Your instructions: Look through the data below and output, unchanged, every line from the one holding "Recreate this image" through the one holding "y_ticks = [0, 200, 400, 600, 800, 1000, 1200, 1400]", inclusive. Skip the pictures.

Record set:
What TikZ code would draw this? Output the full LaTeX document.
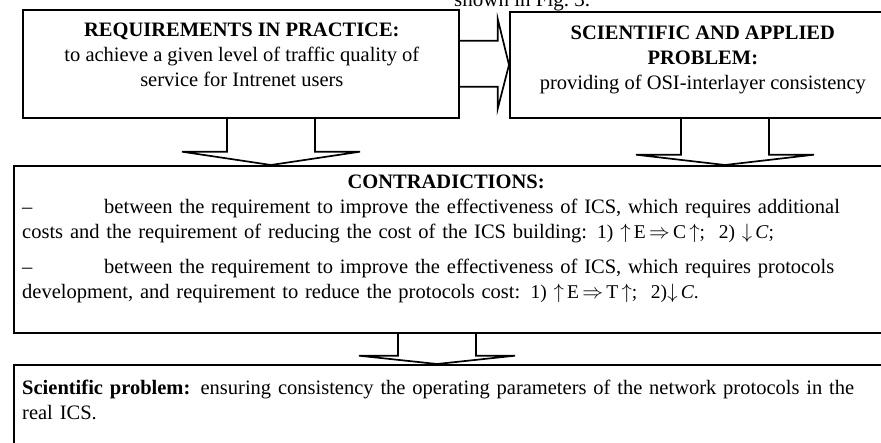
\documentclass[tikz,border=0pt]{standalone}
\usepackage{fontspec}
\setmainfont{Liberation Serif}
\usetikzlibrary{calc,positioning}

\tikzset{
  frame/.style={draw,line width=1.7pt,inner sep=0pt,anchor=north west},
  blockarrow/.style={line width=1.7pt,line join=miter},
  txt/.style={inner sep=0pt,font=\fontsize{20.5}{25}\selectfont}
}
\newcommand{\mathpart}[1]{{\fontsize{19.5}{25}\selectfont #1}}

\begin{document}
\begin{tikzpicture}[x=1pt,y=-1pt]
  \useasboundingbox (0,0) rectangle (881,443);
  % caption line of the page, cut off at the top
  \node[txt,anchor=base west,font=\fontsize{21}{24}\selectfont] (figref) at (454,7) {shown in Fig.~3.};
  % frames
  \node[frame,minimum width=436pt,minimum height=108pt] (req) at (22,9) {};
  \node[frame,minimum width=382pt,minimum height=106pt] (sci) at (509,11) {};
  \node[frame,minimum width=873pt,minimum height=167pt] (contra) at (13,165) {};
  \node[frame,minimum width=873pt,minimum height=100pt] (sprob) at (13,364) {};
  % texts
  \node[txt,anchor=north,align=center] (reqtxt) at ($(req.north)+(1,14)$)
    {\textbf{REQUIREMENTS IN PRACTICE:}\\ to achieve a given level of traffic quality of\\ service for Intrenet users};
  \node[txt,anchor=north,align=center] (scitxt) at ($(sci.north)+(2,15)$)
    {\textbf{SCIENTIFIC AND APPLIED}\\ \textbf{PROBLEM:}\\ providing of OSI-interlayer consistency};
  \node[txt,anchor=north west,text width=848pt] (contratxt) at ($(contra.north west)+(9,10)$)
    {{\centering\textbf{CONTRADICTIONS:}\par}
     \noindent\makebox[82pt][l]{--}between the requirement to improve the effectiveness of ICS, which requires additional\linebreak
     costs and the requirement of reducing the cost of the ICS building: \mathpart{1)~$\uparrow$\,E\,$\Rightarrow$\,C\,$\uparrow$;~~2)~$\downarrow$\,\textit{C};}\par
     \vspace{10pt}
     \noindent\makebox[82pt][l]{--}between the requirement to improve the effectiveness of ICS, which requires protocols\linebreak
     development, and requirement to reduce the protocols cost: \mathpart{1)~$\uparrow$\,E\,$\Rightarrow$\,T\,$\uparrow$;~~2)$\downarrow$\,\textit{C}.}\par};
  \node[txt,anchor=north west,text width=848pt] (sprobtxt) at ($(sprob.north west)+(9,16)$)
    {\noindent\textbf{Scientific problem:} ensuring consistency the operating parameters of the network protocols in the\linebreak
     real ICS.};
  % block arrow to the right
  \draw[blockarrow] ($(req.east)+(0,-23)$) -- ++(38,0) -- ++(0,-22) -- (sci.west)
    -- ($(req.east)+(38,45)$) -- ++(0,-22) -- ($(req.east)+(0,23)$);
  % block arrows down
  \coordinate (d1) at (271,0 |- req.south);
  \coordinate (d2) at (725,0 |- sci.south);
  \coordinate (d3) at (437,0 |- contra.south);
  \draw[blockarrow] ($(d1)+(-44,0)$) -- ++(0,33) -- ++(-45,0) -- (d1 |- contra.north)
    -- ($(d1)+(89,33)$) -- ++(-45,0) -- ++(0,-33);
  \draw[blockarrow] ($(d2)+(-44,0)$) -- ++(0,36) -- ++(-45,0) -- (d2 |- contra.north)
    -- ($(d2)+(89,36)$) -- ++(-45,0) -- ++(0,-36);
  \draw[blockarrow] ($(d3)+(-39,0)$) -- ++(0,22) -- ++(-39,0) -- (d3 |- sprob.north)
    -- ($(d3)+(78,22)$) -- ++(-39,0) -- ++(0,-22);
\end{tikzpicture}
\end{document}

* * *

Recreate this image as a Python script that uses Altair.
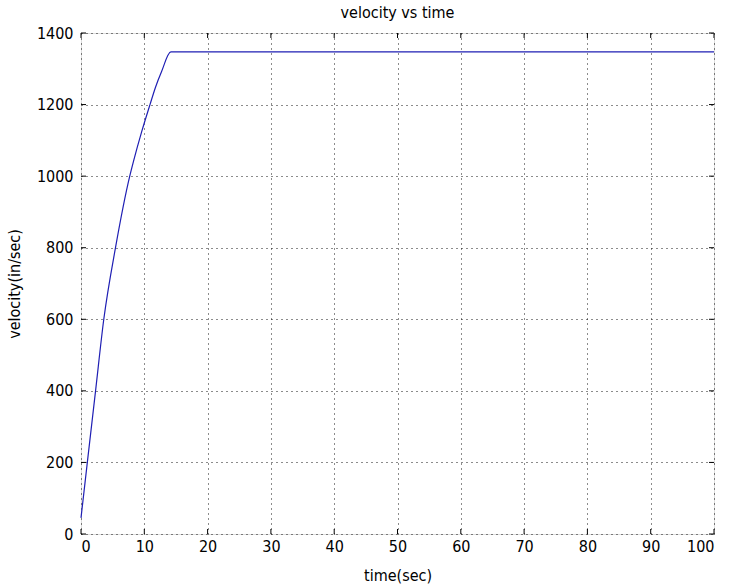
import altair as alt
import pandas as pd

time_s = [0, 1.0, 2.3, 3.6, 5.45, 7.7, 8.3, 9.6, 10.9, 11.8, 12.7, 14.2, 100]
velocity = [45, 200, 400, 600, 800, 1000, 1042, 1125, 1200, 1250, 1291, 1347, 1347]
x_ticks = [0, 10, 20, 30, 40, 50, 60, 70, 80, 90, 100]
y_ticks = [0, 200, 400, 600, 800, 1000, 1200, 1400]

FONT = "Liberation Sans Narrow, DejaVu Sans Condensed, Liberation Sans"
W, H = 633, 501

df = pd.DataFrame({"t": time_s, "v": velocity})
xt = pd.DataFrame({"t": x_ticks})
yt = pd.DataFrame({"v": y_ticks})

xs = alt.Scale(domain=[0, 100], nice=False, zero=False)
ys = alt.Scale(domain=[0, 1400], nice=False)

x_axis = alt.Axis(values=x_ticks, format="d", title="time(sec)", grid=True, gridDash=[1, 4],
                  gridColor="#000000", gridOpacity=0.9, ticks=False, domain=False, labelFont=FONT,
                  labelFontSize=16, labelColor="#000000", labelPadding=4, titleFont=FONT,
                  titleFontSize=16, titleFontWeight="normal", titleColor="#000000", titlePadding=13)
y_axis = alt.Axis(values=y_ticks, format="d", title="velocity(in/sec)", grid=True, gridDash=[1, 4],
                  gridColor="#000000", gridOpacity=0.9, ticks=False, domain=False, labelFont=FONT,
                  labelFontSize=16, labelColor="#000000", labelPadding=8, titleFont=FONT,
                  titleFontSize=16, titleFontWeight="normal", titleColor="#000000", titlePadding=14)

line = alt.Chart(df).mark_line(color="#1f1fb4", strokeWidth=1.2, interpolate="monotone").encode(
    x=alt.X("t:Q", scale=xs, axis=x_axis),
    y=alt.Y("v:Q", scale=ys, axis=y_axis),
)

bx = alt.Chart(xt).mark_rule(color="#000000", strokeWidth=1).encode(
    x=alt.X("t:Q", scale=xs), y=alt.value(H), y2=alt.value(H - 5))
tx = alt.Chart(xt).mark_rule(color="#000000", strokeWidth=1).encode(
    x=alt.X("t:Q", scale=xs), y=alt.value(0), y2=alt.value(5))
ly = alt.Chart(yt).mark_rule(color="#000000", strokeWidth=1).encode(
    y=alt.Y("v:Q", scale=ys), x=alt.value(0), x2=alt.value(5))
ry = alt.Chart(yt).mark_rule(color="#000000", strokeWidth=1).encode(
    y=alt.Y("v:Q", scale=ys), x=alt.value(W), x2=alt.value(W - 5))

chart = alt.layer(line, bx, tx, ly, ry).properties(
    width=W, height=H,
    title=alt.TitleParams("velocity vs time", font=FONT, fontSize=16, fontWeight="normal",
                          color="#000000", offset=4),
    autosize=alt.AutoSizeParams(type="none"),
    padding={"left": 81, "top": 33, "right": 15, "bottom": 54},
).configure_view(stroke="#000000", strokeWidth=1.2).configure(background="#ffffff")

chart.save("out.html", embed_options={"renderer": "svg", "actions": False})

Written response:
Recreate this image as a Python script that uses Altair.
import altair as alt
import pandas as pd

time_s = [0, 1.0, 2.3, 3.6, 5.45, 7.7, 8.3, 9.6, 10.9, 11.8, 12.7, 14.2, 100]
velocity = [45, 200, 400, 600, 800, 1000, 1042, 1125, 1200, 1250, 1291, 1347, 1347]
x_ticks = [0, 10, 20, 30, 40, 50, 60, 70, 80, 90, 100]
y_ticks = [0, 200, 400, 600, 800, 1000, 1200, 1400]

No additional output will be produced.